─── RECORDED DATA

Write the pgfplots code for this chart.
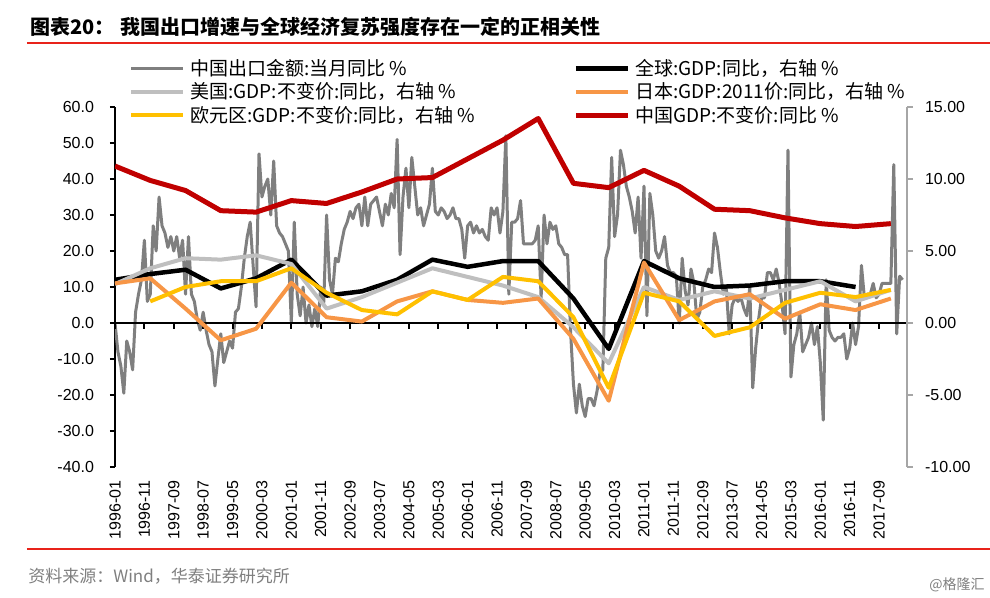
\documentclass[border=0pt]{standalone}
\usepackage{pgfplots}
\pgfplotsset{compat=1.18}
\usepackage{fontspec}
\setmainfont{Liberation Sans}
\newfontfamily\cjk{Noto Sans CJK SC}
\definecolor{cgray}{HTML}{7F7F7F}
\definecolor{clgray}{HTML}{BFBFBF}
\definecolor{corange}{HTML}{F79646}
\definecolor{cyellow}{HTML}{FFC000}
\definecolor{cred}{HTML}{C00000}
\definecolor{tred}{HTML}{E8231A}
\definecolor{axgray}{HTML}{A6A6A6}
\definecolor{srcgray}{HTML}{7F7F7F}
\begin{document}
\begin{tikzpicture}
\path[use as bounding box] (-57.5pt,-65.5pt) rectangle (437.5pt,233.5pt);
\pgfplotsset{
  common/.style={
    scale only axis, width=396pt, height=180pt,
    xmin=0, xmax=269.5,
    xtick={0,10,...,260},
    tick label style={font=\fontsize{8}{9.6}\selectfont},
    /pgf/number format/assume math mode=true,
    line join=round,
  }
}
\begin{axis}[common,
  ymin=-40, ymax=60, ytick={-40,-30,...,60},
  axis y line*=left, axis x line*=bottom,
  x axis line style={draw=none},
  y axis line style={black, line width=1pt, -},
  xtick style={draw=none},
  ytick style={black, line width=1pt},
  tick align=outside, major tick length=2.5pt,
  yticklabel style={xshift=-4.5pt, /pgf/number format/.cd, fixed, fixed zerofill, precision=1},
  xticklabel style={rotate=90, anchor=east, inner sep=0pt},
  xticklabel shift=4pt,
  xticklabels={1996-01,1996-11,1997-09,1998-07,1999-05,2000-03,2001-01,2001-11,2002-09,2003-07,2004-05,2005-03,2006-01,2006-11,2007-09,2008-07,2009-05,2010-03,2011-01,2011-11,2012-09,2013-07,2014-05,2015-03,2016-01,2016-11,2017-09},
]
\addplot[cgray, line width=1.5pt] coordinates {
(0,0) (1,-8) (2,-12) (3,-19.5) (4,-5) (5,-8) (6,-13) (7,3) (8,8) (9,12)
(10,23) (11,6) (12,8) (13,27) (14,20) (15,35) (16,27) (17,25) (18,21) (19,24)
(20,20) (21,24) (22,18) (23,23) (24,8) (25,24) (26,8) (27,6) (28,1) (29,-2)
(30,3) (31,-2) (32,-6) (33,-8) (34,-17.5) (35,-10) (36,-3) (37,-11) (38,-8) (39,-5)
(40,-7) (41,3) (42,4) (43,10) (44,18) (45,24) (46,28) (47,16) (48,4.5) (49,47)
(50,35) (51,38) (52,40) (53,30) (54,45) (55,27) (56,25) (57,24) (58,22) (59,20)
(60,0) (61,28) (62,8) (63,2) (64,10) (65,0) (66,5) (67,-1) (68,4) (69,-1)
(70,10) (71,5) (72,30) (73,12) (74,8) (75,18) (76,17) (77,22) (78,26) (79,28)
(80,31) (81,29) (82,32) (83,33) (84,27) (85,35) (86,27) (87,33) (88,34) (89,35)
(90,31) (91,27) (92,33) (93,30) (94,36) (95,32) (96,51) (97,19) (98,35) (99,43)
(100,32) (101,46) (102,38) (103,30) (104,32) (105,27) (106,30) (107,33) (108,43) (109,31)
(110,30) (111,32) (112,31) (113,29) (114,30) (115,32) (116,29) (117,29) (118,26) (119,18)
(120,27) (121,28) (122,25) (123,27) (124,25) (125,26) (126,24) (127,23) (128,32) (129,30)
(130,32) (131,25) (132,31) (133,52) (134,8) (135,28) (136,28) (137,29) (138,34) (139,22)
(140,22) (141,22) (142,22) (143,23) (144,27) (145,7) (146,30) (147,22) (148,28) (149,26)
(150,27) (151,22) (152,21) (153,19) (154,19) (155,-2) (156,-17) (157,-25) (158,-17) (159,-23)
(160,-26) (161,-21) (162,-21) (163,-23) (164,-19) (165,-14) (166,-13) (167,18) (168,21) (169,46)
(170,24) (171,30) (172,48) (173,44) (174,38) (175,35) (176,31) (177,25) (178,35) (179,18)
(180,38) (181,2) (182,36) (183,30) (184,20) (185,18) (186,20) (187,24) (188,16) (189,14)
(190,14) (191,13) (192,0) (193,18) (194,9) (195,5) (196,15) (197,11) (198,1) (199,3)
(200,10) (201,12) (202,15) (203,14) (204,25) (205,21) (206,14) (207,8) (208,10) (209,-3)
(210,5) (211,7) (212,6) (213,7) (214,4) (215,2) (216,10) (217,-18) (218,-7) (219,1)
(220,7) (221,7) (222,14) (223,14) (224,12) (225,15) (226,11) (227,5) (228,-3) (229,48)
(230,-15) (231,-6) (232,-3) (233,3) (234,-8) (235,-6) (236,-4) (237,0) (238,-6) (239,-1)
(240,-11) (241,-27) (242,12) (243,-2) (244,-4) (245,-5) (246,-4) (247,-4) (248,-3) (249,-10)
(250,-7) (251,0) (252,-6) (253,-1) (254,16) (255,7) (256,8) (257,8) (258,11) (259,7)
(260,8) (261,11) (262,11) (263,11) (264,11) (265,44) (266,-3) (267,13) (268,12)
};
\end{axis}
\begin{axis}[common,
  ymin=-10, ymax=15, ytick={-10,-5,...,15},
  axis y line*=right, axis x line*=middle,
  y axis line style={axgray, line width=1pt, -},
  x axis line style={black, line width=1.2pt, -},
  xticklabels={},
  ytick style={axgray, line width=1pt},
  xtick style={black, line width=1pt, yshift=-1.5pt},
  ytick align=outside, xtick align=center, major tick length=3pt,
  yticklabel style={xshift=2.5pt, /pgf/number format/.cd, fixed, fixed zerofill, precision=2},
  legend columns=2,
  legend cell align=left,
  legend image code/.code={\draw[#1] (0pt,0pt) -- (26pt,0pt);},
  legend style={draw=none, fill=none, at={(0.0177,1.136)}, anchor=north west,
    inner sep=0pt, row sep=1.75pt, column sep=0pt,
    font=\cjk\fontsize{9.5}{11.4}\selectfont,
    nodes={inner sep=0pt, text height=8.3pt, text depth=1.7pt},
    /tikz/every odd column/.append style={column sep=2.5pt}},
]
\addlegendimage{cgray, line width=1.5pt}
\addlegendentry{\makebox[191.5pt][l]{中国出口金额:当月同比 \%}}
\addplot[black, line width=2.25pt] coordinates {
(0,3.0) (12,3.4) (24,3.7) (36,2.4) (48,3.1) (60,4.4) (72,1.9) (84,2.2) (96,3.0) (108,4.4)
(120,3.9) (132,4.3) (144,4.3) (156,1.7) (168,-1.8) (180,4.3) (192,3.1) (204,2.5) (216,2.6) (228,2.9)
(240,2.9) (252,2.5)
};
\addlegendentry{全球:GDP:同比，右轴 \%}
\addplot[clgray, line width=2pt] coordinates {
(0,2.7) (12,3.8) (24,4.5) (36,4.4) (48,4.7) (60,4.1) (72,1.0) (84,1.8) (96,2.8) (108,3.8)
(120,3.2) (132,2.6) (144,1.8) (156,-0.3) (168,-2.8) (180,2.5) (192,1.6) (204,2.2) (216,1.7) (228,2.3)
(240,2.9) (252,1.5) (264,2.3)
};
\addlegendentry{\makebox[191.5pt][l]{美国:GDP:不变价:同比，右轴 \%}}
\addplot[corange, line width=2pt] coordinates {
(0,2.75) (12,3.1) (24,1.0) (36,-1.2) (48,-0.4) (60,2.8) (72,0.4) (84,0.1) (96,1.5) (108,2.2)
(120,1.6) (132,1.4) (144,1.7) (156,-1.1) (168,-5.4) (180,4.2) (192,0.2) (204,1.5) (216,2.0) (228,0.3)
(240,1.3) (252,0.9) (264,1.7)
};
\addlegendentry{日本:GDP:2011价:同比，右轴 \%}
\addplot[cyellow, line width=2pt] coordinates {
(12,1.5) (24,2.5) (36,2.9) (48,2.9) (60,3.8) (72,2.1) (84,0.9) (96,0.6) (108,2.2)
(120,1.6) (132,3.2) (144,2.9) (156,0.4) (168,-4.5) (180,2.1) (192,1.5) (204,-0.9) (216,-0.3) (228,1.4)
(240,2.1) (252,1.8) (264,2.3)
};
\addlegendentry{\makebox[191.5pt][l]{欧元区:GDP:不变价:同比，右轴 \%}}
\addplot[cred, line width=2.5pt] coordinates {
(0,10.9) (12,9.9) (24,9.2) (36,7.8) (48,7.7) (60,8.5) (72,8.3) (84,9.1) (96,10.0) (108,10.1)
(120,11.4) (132,12.7) (144,14.2) (156,9.7) (168,9.4) (180,10.6) (192,9.5) (204,7.9) (216,7.8) (228,7.3)
(240,6.9) (252,6.7) (264,6.9)
};
\addlegendentry{中国GDP:不变价:同比 \%}
\end{axis}
\node[anchor=west, inner sep=0pt, font=\cjk\bfseries\fontsize{10}{12}\selectfont] at (-42.5pt,220pt) {图表20：\hspace{0.3em}我国出口增速与全球经济复苏强度存在一定的正相关性};
\draw[tred, line width=1pt] (-44pt,212pt) -- (437.5pt,212pt);
\draw[tred, line width=1pt] (-44pt,-41pt) -- (437.5pt,-41pt);
\node[anchor=west, inner sep=0pt, text=srcgray, font=\cjk\fontsize{8.5}{10}\selectfont] at (-43.5pt,-54.5pt) {资料来源：Wind，华泰证券研究所};
\node[anchor=east, inner sep=0pt, text=srcgray, font=\cjk\fontsize{7}{8}\selectfont] at (435pt,-59pt) {@格隆汇};
\end{tikzpicture}
\end{document}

──────

AIM ▸
Return all lines containing "code".

WORKED ANSWER ▸
Write the pgfplots code for this chart.
  legend image code/.code={\draw[#1] (0pt,0pt) -- (26pt,0pt);},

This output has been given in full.